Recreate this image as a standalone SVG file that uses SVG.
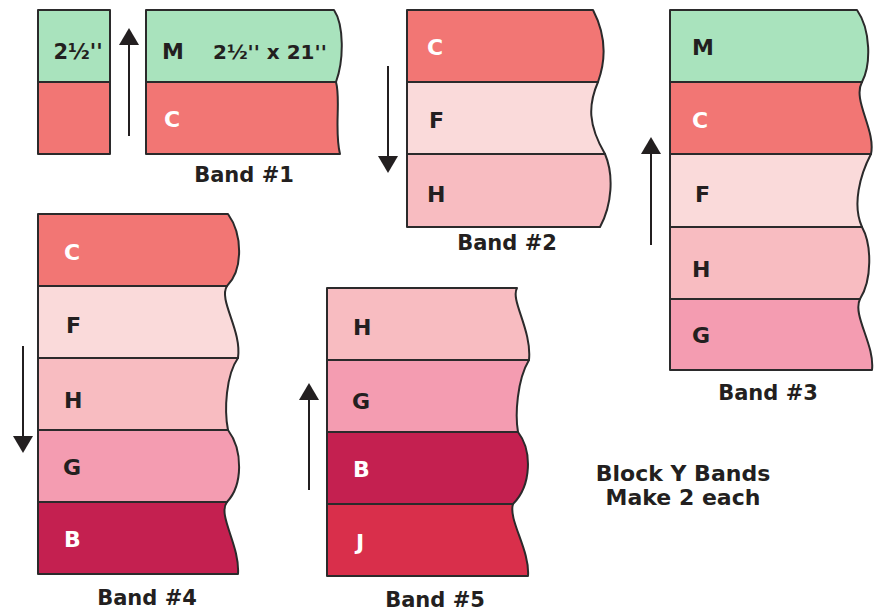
<svg xmlns="http://www.w3.org/2000/svg" width="878" height="612" viewBox="0 0 878 612">
<style>
.s{stroke:#2b2a2b;stroke-width:2;stroke-linejoin:round}
.M{fill:#a9e3bd}.C{fill:#f27674}.F{fill:#fadada}.H{fill:#f8bcc1}.G{fill:#f49cb1}.B{fill:#c42050}.J{fill:#d92f4b}
text{font-family:"DejaVu Sans","Liberation Sans",sans-serif;font-weight:bold}
.l{font-size:22px;fill:#231f20}
.w{font-size:22px;fill:#ffffff}
.d{font-size:20px;fill:#231f20}
.t{font-size:21px;fill:#231f20;text-anchor:middle}
.a{stroke:#231f20;stroke-width:2;fill:none}
</style>
<defs>
<marker id="ah" markerUnits="userSpaceOnUse" markerWidth="17" markerHeight="20" refX="0" refY="10" orient="auto" viewBox="0 0 17 20">
<path d="M0,0 L17,10 L0,20 Z" fill="#231f20"/>
</marker>
</defs>
<rect width="878" height="612" fill="#ffffff"/>

<g id="band1-cut">
<rect class="s M" x="38" y="10" width="72" height="72"/>
<rect class="s C" x="38" y="82" width="72" height="72"/>
<text class="d" x="78" y="59" text-anchor="middle" style="font-size:21px">2½''</text>
</g>

<g id="band1">
<path class="s M" d="M146,10 H334 C344,25 344,60 336,82 H146 Z"/>
<path class="s C" d="M146,82 H336 C341,100 334,130 340,154 H146 Z"/>
<text class="l" x="162" y="59">M</text>
<text class="d" x="213" y="59">2½'' x 21''</text>
<text class="w" x="164" y="127">C</text>
<text class="t" x="244" y="182">Band #1</text>
</g>

<g id="band2">
<path class="s C" d="M407,10 H593 C606,35 606,60 598,82 H407 Z"/>
<path class="s F" d="M407,82 H598 C588,105 588,125 605,154 H407 Z"/>
<path class="s H" d="M407,154 H605 C614,175 612,205 600,227 H407 Z"/>
<text class="w" x="427" y="55">C</text>
<text class="l" x="429" y="128">F</text>
<text class="l" x="427" y="202">H</text>
<text class="t" x="507" y="250">Band #2</text>
</g>

<g id="band3">
<path class="s M" d="M670,10 H857 C871,30 871,65 862,82 H670 Z"/>
<path class="s C" d="M670,82 H862 C852,100 876,130 871,154 H670 Z"/>
<path class="s F" d="M670,154 H871 C860,175 852,205 862,227 H670 Z"/>
<path class="s H" d="M670,227 H862 C872,245 872,280 860,299 H670 Z"/>
<path class="s G" d="M670,299 H860 C852,315 875,345 872,370 H670 Z"/>
<text class="l" x="692" y="55">M</text>
<text class="w" x="692" y="128">C</text>
<text class="l" x="695" y="202">F</text>
<text class="l" x="692" y="277">H</text>
<text class="l" x="692" y="343">G</text>
<text class="t" x="768" y="400">Band #3</text>
</g>

<g id="band4">
<path class="s C" d="M38,214 H228 C243,235 243,270 227,286 H38 Z"/>
<path class="s F" d="M38,286 H227 C218,300 242,330 238,358 H38 Z"/>
<path class="s H" d="M38,358 H238 C226,375 224,410 228,430 H38 Z"/>
<path class="s G" d="M38,430 H228 C243,450 243,485 227,502 H38 Z"/>
<path class="s B" d="M38,502 H227 C217,515 240,545 238,574 H38 Z"/>
<text class="w" x="64" y="260">C</text>
<text class="l" x="66" y="333">F</text>
<text class="l" x="64" y="408">H</text>
<text class="l" x="63" y="475">G</text>
<text class="w" x="64" y="547">B</text>
<text class="t" x="147" y="605">Band #4</text>
</g>

<g id="band5">
<path class="s H" d="M327,288 H517 C510,300 532,330 529,360 H327 Z"/>
<path class="s G" d="M327,360 H529 C517,380 515,415 518,432 H327 Z"/>
<path class="s B" d="M327,432 H518 C532,450 532,485 513,504 H327 Z"/>
<path class="s J" d="M327,504 H513 C508,520 530,550 528,576 H327 Z"/>
<text class="l" x="353" y="335">H</text>
<text class="l" x="352" y="409">G</text>
<text class="w" x="353" y="477">B</text>
<text class="w" x="356" y="550">J</text>
<text class="t" x="435" y="607">Band #5</text>
</g>

<g id="note">
<text class="t" x="683" y="481" style="font-size:22px">Block Y Bands</text>
<text class="t" x="683" y="505" style="font-size:22px">Make 2 each</text>
</g>

<g id="connectors">
<line class="a" x1="129" y1="136" x2="129" y2="45" marker-end="url(#ah)"/>
<line class="a" x1="388" y1="66" x2="388" y2="156" marker-end="url(#ah)"/>
<line class="a" x1="651" y1="245" x2="651" y2="154" marker-end="url(#ah)"/>
<line class="a" x1="23" y1="346" x2="23" y2="436" marker-end="url(#ah)"/>
<line class="a" x1="309" y1="490" x2="309" y2="400" marker-end="url(#ah)"/>
</g>
</svg>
· · · ·
-- Given exercise --
All of the material above should be reproduced exactly, except the pictures.

-- Result --
Recreate this image as a standalone SVG file that uses SVG.
<svg xmlns="http://www.w3.org/2000/svg" width="878" height="612" viewBox="0 0 878 612">
<style>
.s{stroke:#2b2a2b;stroke-width:2;stroke-linejoin:round}
.M{fill:#a9e3bd}.C{fill:#f27674}.F{fill:#fadada}.H{fill:#f8bcc1}.G{fill:#f49cb1}.B{fill:#c42050}.J{fill:#d92f4b}
text{font-family:"DejaVu Sans","Liberation Sans",sans-serif;font-weight:bold}
.l{font-size:22px;fill:#231f20}
.w{font-size:22px;fill:#ffffff}
.d{font-size:20px;fill:#231f20}
.t{font-size:21px;fill:#231f20;text-anchor:middle}
.a{stroke:#231f20;stroke-width:2;fill:none}
</style>
<defs>
<marker id="ah" markerUnits="userSpaceOnUse" markerWidth="17" markerHeight="20" refX="0" refY="10" orient="auto" viewBox="0 0 17 20">
<path d="M0,0 L17,10 L0,20 Z" fill="#231f20"/>
</marker>
</defs>
<rect width="878" height="612" fill="#ffffff"/>

<g id="band1-cut">
<rect class="s M" x="38" y="10" width="72" height="72"/>
<rect class="s C" x="38" y="82" width="72" height="72"/>
<text class="d" x="78" y="59" text-anchor="middle" style="font-size:21px">2½''</text>
</g>

<g id="band1">
<path class="s M" d="M146,10 H334 C344,25 344,60 336,82 H146 Z"/>
<path class="s C" d="M146,82 H336 C341,100 334,130 340,154 H146 Z"/>
<text class="l" x="162" y="59">M</text>
<text class="d" x="213" y="59">2½'' x 21''</text>
<text class="w" x="164" y="127">C</text>
<text class="t" x="244" y="182">Band #1</text>
</g>

<g id="band2">
<path class="s C" d="M407,10 H593 C606,35 606,60 598,82 H407 Z"/>
<path class="s F" d="M407,82 H598 C588,105 588,125 605,154 H407 Z"/>
<path class="s H" d="M407,154 H605 C614,175 612,205 600,227 H407 Z"/>
<text class="w" x="427" y="55">C</text>
<text class="l" x="429" y="128">F</text>
<text class="l" x="427" y="202">H</text>
<text class="t" x="507" y="250">Band #2</text>
</g>

<g id="band3">
<path class="s M" d="M670,10 H857 C871,30 871,65 862,82 H670 Z"/>
<path class="s C" d="M670,82 H862 C852,100 876,130 871,154 H670 Z"/>
<path class="s F" d="M670,154 H871 C860,175 852,205 862,227 H670 Z"/>
<path class="s H" d="M670,227 H862 C872,245 872,280 860,299 H670 Z"/>
<path class="s G" d="M670,299 H860 C852,315 875,345 872,370 H670 Z"/>
<text class="l" x="692" y="55">M</text>
<text class="w" x="692" y="128">C</text>
<text class="l" x="695" y="202">F</text>
<text class="l" x="692" y="277">H</text>
<text class="l" x="692" y="343">G</text>
<text class="t" x="768" y="400">Band #3</text>
</g>

<g id="band4">
<path class="s C" d="M38,214 H228 C243,235 243,270 227,286 H38 Z"/>
<path class="s F" d="M38,286 H227 C218,300 242,330 238,358 H38 Z"/>
<path class="s H" d="M38,358 H238 C226,375 224,410 228,430 H38 Z"/>
<path class="s G" d="M38,430 H228 C243,450 243,485 227,502 H38 Z"/>
<path class="s B" d="M38,502 H227 C217,515 240,545 238,574 H38 Z"/>
<text class="w" x="64" y="260">C</text>
<text class="l" x="66" y="333">F</text>
<text class="l" x="64" y="408">H</text>
<text class="l" x="63" y="475">G</text>
<text class="w" x="64" y="547">B</text>
<text class="t" x="147" y="605">Band #4</text>
</g>

<g id="band5">
<path class="s H" d="M327,288 H517 C510,300 532,330 529,360 H327 Z"/>
<path class="s G" d="M327,360 H529 C517,380 515,415 518,432 H327 Z"/>
<path class="s B" d="M327,432 H518 C532,450 532,485 513,504 H327 Z"/>
<path class="s J" d="M327,504 H513 C508,520 530,550 528,576 H327 Z"/>
<text class="l" x="353" y="335">H</text>
<text class="l" x="352" y="409">G</text>
<text class="w" x="353" y="477">B</text>
<text class="w" x="356" y="550">J</text>
<text class="t" x="435" y="607">Band #5</text>
</g>

<g id="note">
<text class="t" x="683" y="481" style="font-size:22px">Block Y Bands</text>
<text class="t" x="683" y="505" style="font-size:22px">Make 2 each</text>
</g>

<g id="connectors">
<line class="a" x1="129" y1="136" x2="129" y2="45" marker-end="url(#ah)"/>
<line class="a" x1="388" y1="66" x2="388" y2="156" marker-end="url(#ah)"/>
<line class="a" x1="651" y1="245" x2="651" y2="154" marker-end="url(#ah)"/>
<line class="a" x1="23" y1="346" x2="23" y2="436" marker-end="url(#ah)"/>
<line class="a" x1="309" y1="490" x2="309" y2="400" marker-end="url(#ah)"/>
</g>
</svg>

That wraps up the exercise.